Challenge. For this exercise, repeat all of the material verbatim apart from its images.

━━━━━ Recorded data ━━━━━

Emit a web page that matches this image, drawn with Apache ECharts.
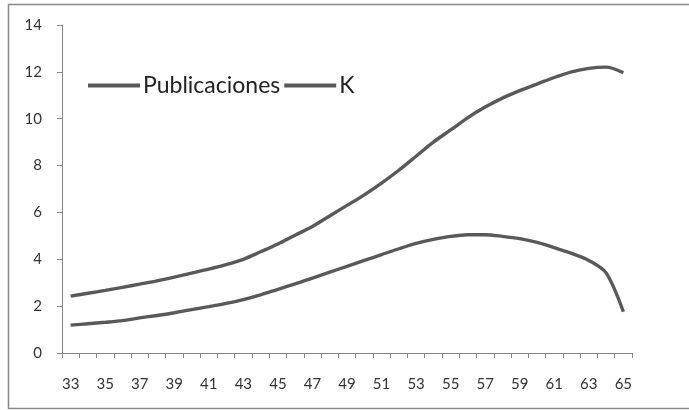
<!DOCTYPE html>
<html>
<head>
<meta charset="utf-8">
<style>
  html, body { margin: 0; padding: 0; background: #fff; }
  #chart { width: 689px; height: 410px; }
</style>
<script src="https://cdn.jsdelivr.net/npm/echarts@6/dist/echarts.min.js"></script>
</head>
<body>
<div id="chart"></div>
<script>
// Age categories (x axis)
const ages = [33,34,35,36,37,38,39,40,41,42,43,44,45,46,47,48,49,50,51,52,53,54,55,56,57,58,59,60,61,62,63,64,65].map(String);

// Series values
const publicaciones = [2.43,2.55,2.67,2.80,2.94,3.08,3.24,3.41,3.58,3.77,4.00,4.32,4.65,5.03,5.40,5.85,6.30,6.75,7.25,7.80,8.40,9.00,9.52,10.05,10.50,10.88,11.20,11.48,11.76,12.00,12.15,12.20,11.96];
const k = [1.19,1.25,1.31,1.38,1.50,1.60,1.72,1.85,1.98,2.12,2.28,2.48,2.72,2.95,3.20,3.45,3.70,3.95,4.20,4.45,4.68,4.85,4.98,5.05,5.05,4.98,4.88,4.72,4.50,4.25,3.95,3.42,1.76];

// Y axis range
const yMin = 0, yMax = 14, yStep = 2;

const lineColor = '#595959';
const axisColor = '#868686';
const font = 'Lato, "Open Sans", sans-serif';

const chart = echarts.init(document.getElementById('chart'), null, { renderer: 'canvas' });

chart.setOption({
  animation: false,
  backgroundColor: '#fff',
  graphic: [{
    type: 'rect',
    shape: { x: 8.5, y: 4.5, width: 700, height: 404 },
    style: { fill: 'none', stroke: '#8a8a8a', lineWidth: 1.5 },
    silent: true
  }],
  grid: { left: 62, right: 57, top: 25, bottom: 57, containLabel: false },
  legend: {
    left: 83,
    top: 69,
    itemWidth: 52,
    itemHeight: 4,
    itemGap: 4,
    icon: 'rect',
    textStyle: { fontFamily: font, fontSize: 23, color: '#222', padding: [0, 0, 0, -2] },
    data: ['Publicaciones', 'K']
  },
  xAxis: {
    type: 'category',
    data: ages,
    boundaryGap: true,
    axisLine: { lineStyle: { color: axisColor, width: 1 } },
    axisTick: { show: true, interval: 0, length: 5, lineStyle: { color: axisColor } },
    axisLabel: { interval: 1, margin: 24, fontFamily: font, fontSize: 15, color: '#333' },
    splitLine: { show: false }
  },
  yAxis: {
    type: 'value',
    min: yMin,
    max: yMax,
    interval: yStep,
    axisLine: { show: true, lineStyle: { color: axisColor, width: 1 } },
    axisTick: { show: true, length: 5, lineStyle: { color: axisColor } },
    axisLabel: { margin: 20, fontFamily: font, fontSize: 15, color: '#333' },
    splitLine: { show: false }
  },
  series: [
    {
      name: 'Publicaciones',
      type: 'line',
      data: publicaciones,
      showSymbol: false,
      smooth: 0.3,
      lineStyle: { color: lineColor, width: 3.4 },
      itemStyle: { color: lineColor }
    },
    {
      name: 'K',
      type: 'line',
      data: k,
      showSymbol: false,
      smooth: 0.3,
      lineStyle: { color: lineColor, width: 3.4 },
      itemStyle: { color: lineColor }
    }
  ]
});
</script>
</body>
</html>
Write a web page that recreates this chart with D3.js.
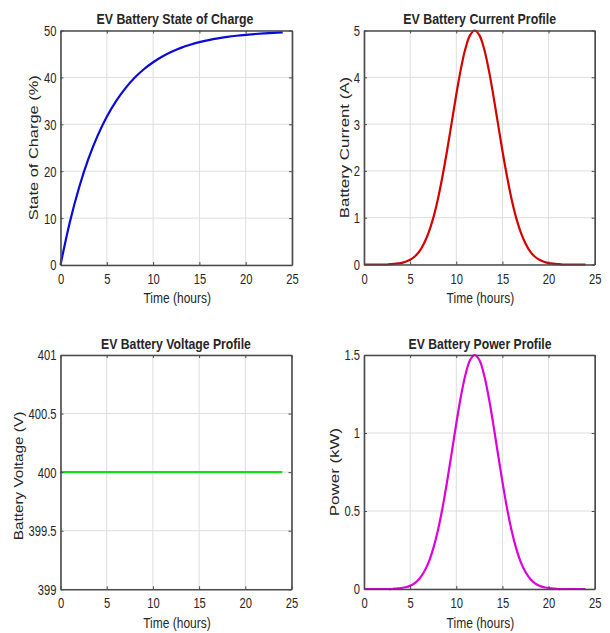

━━━━━

Exercise result.
Emit a web page that matches this image, drawn with Apache ECharts.
<!DOCTYPE html>
<html>
<head>
<meta charset="utf-8">
<style>
  html, body { margin: 0; padding: 0; background: #fff; }
  #chart { width: 689px; height: 410px; }
</style>
<script src="https://cdn.jsdelivr.net/npm/echarts@6/dist/echarts.min.js"></script>
</head>
<body>
<div id="chart"></div>
<script>
// Age categories (x axis)
const ages = [33,34,35,36,37,38,39,40,41,42,43,44,45,46,47,48,49,50,51,52,53,54,55,56,57,58,59,60,61,62,63,64,65].map(String);

// Series values
const publicaciones = [2.43,2.55,2.67,2.80,2.94,3.08,3.24,3.41,3.58,3.77,4.00,4.32,4.65,5.03,5.40,5.85,6.30,6.75,7.25,7.80,8.40,9.00,9.52,10.05,10.50,10.88,11.20,11.48,11.76,12.00,12.15,12.20,11.96];
const k = [1.19,1.25,1.31,1.38,1.50,1.60,1.72,1.85,1.98,2.12,2.28,2.48,2.72,2.95,3.20,3.45,3.70,3.95,4.20,4.45,4.68,4.85,4.98,5.05,5.05,4.98,4.88,4.72,4.50,4.25,3.95,3.42,1.76];

// Y axis range
const yMin = 0, yMax = 14, yStep = 2;

const lineColor = '#595959';
const axisColor = '#868686';
const font = 'Lato, "Open Sans", sans-serif';

const chart = echarts.init(document.getElementById('chart'), null, { renderer: 'canvas' });

chart.setOption({
  animation: false,
  backgroundColor: '#fff',
  graphic: [{
    type: 'rect',
    shape: { x: 8.5, y: 4.5, width: 700, height: 404 },
    style: { fill: 'none', stroke: '#8a8a8a', lineWidth: 1.5 },
    silent: true
  }],
  grid: { left: 62, right: 57, top: 25, bottom: 57, containLabel: false },
  legend: {
    left: 83,
    top: 69,
    itemWidth: 52,
    itemHeight: 4,
    itemGap: 4,
    icon: 'rect',
    textStyle: { fontFamily: font, fontSize: 23, color: '#222', padding: [0, 0, 0, -2] },
    data: ['Publicaciones', 'K']
  },
  xAxis: {
    type: 'category',
    data: ages,
    boundaryGap: true,
    axisLine: { lineStyle: { color: axisColor, width: 1 } },
    axisTick: { show: true, interval: 0, length: 5, lineStyle: { color: axisColor } },
    axisLabel: { interval: 1, margin: 24, fontFamily: font, fontSize: 15, color: '#333' },
    splitLine: { show: false }
  },
  yAxis: {
    type: 'value',
    min: yMin,
    max: yMax,
    interval: yStep,
    axisLine: { show: true, lineStyle: { color: axisColor, width: 1 } },
    axisTick: { show: true, length: 5, lineStyle: { color: axisColor } },
    axisLabel: { margin: 20, fontFamily: font, fontSize: 15, color: '#333' },
    splitLine: { show: false }
  },
  series: [
    {
      name: 'Publicaciones',
      type: 'line',
      data: publicaciones,
      showSymbol: false,
      smooth: 0.3,
      lineStyle: { color: lineColor, width: 3.4 },
      itemStyle: { color: lineColor }
    },
    {
      name: 'K',
      type: 'line',
      data: k,
      showSymbol: false,
      smooth: 0.3,
      lineStyle: { color: lineColor, width: 3.4 },
      itemStyle: { color: lineColor }
    }
  ]
});
</script>
</body>
</html>
Write a web page that recreates this chart with D3.js.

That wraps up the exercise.